- **Exercise task**
Retype every line from the start of the data down to and including the line with "ax = fig.add_axes([left". Skip the pictures.

- **Data shown**

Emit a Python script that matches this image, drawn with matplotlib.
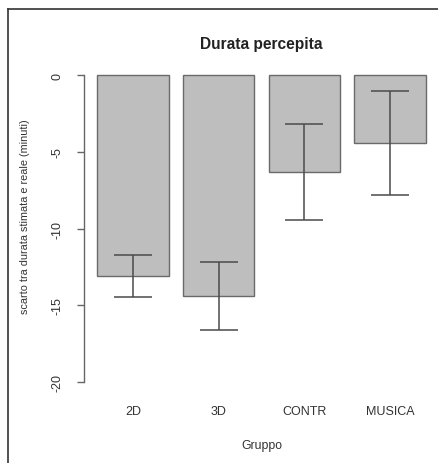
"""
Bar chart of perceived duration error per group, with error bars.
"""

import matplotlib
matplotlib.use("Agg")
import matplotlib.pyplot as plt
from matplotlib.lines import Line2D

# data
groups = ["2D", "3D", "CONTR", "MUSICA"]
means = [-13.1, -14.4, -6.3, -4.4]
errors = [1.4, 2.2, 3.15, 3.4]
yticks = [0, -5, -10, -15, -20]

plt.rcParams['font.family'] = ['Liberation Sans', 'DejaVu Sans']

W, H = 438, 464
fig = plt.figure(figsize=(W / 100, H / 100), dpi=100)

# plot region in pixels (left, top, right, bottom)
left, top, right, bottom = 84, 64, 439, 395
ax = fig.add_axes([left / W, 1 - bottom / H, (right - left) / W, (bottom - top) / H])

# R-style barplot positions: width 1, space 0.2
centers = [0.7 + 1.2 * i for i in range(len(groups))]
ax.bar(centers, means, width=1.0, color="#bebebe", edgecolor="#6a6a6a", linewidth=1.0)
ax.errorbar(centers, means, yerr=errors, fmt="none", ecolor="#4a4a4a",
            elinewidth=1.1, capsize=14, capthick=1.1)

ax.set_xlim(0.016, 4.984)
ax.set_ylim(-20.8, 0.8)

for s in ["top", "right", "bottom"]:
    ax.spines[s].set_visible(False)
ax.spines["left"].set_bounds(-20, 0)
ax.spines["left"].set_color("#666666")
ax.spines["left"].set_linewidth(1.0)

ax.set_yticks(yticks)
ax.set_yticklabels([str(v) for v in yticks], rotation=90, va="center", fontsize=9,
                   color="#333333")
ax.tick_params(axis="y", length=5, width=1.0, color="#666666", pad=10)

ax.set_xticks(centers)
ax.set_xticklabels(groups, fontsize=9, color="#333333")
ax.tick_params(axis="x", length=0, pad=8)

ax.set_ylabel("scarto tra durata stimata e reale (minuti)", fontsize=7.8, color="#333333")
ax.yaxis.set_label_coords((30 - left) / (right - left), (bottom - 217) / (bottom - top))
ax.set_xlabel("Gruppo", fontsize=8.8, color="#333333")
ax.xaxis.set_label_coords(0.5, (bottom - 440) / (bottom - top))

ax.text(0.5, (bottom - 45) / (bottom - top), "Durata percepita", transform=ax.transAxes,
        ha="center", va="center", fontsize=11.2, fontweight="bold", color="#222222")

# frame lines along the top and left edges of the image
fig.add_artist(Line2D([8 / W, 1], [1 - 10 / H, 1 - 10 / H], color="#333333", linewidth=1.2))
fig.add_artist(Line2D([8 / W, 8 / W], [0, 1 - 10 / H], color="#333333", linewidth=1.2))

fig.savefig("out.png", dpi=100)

- **Response to the exercise**
Emit a Python script that matches this image, drawn with matplotlib.
"""
Bar chart of perceived duration error per group, with error bars.
"""

import matplotlib
matplotlib.use("Agg")
import matplotlib.pyplot as plt
from matplotlib.lines import Line2D

# data
groups = ["2D", "3D", "CONTR", "MUSICA"]
means = [-13.1, -14.4, -6.3, -4.4]
errors = [1.4, 2.2, 3.15, 3.4]
yticks = [0, -5, -10, -15, -20]

plt.rcParams['font.family'] = ['Liberation Sans', 'DejaVu Sans']

W, H = 438, 464
fig = plt.figure(figsize=(W / 100, H / 100), dpi=100)

# plot region in pixels (left, top, right, bottom)
left, top, right, bottom = 84, 64, 439, 395
ax = fig.add_axes([left / W, 1 - bottom / H, (right - left) / W, (bottom - top) / H])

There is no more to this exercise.